WHO predicts Covid pandemic ‘acute phase’ end date

Countries have been urged to commit to a 70% global vaccination rate in order to leave the pandemic behind this year
WHO predicts Covid pandemic ‘acute phase’ end date

World Health Organization (WHO) Director-General Tedros Adhanom Ghebreyesus reiterated his call to prioritize the vaccination of around 70% of the world’s population. He added that this would ensure the “acute phase” of the Covid-19 pandemic ends this year.

Speaking at a press conference in South Africa on Friday, the WHO chief said expectations were that the worst of the pandemic would be over by “mid this year around June, July” if the vaccination target is achieved. His comments came days after warning that the coronavirus was not “finished with us.”

Crossing that vaccination threshold is “not a matter of chance,” but a “matter of choice,” Tedros said, adding that the decision to mobilize resources to meet that target is “in our hands.”

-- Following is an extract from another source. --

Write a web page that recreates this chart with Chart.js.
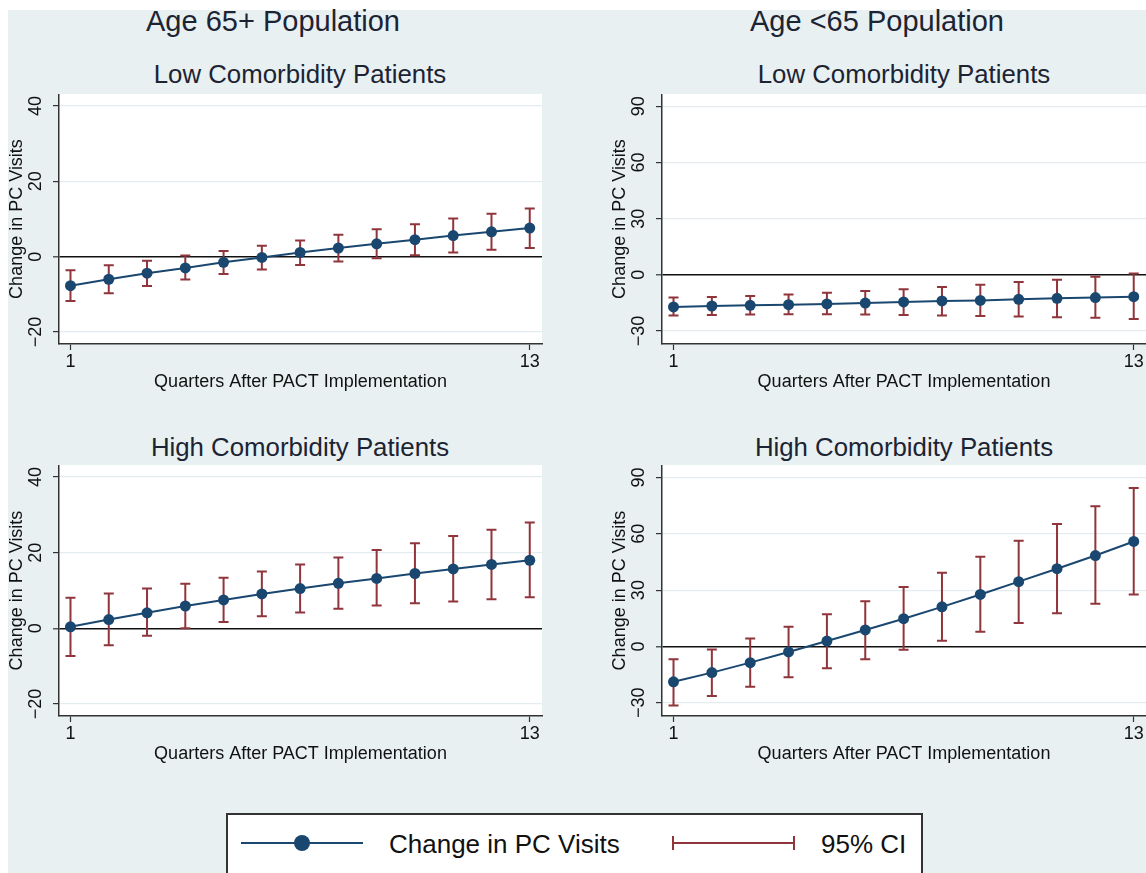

He noted that “more than 10 billion doses had been administered globally” over the past two years, but said the “scientific triumph” of Covid-19 vaccine development and deployment had been “marred by vast inequities in access.”

While “more than half the world’s population is now fully vaccinated,” he said “84% of the population of Africa is yet to receive a single dose.” The concentration of vaccine production in a “few mostly high-income countries” is to blame for “much of this inequity,” he noted.

Only 11% of Africans have reportedly been vaccinated, making it the least inoculated continent in the world. Last week, the WHO’s Africa office said the region needed to boost its vaccination rate by “six times” in order to meet the WHO’s 70% target.

To that end, Tedros stressed the “urgent need to increase local production of vaccines” in “low- and middle-income countries.” He pointed to the recent development of the continent’s first locally-produced mRNA Covid vaccine – made using the Moderna shot’s sequence – as a promising step. It was created by Afrigen Biologics and Vaccines through a pilot technology transfer project, backed by the WHO and the COVAX initiative.

“We expect this vaccine to be more suited to the contexts in which it will be used, with fewer storage constraints and at a lower price,” Ghebreyesus said, adding that the shot will be ready to begin clinical trials later in the year, with approval expected in 2024.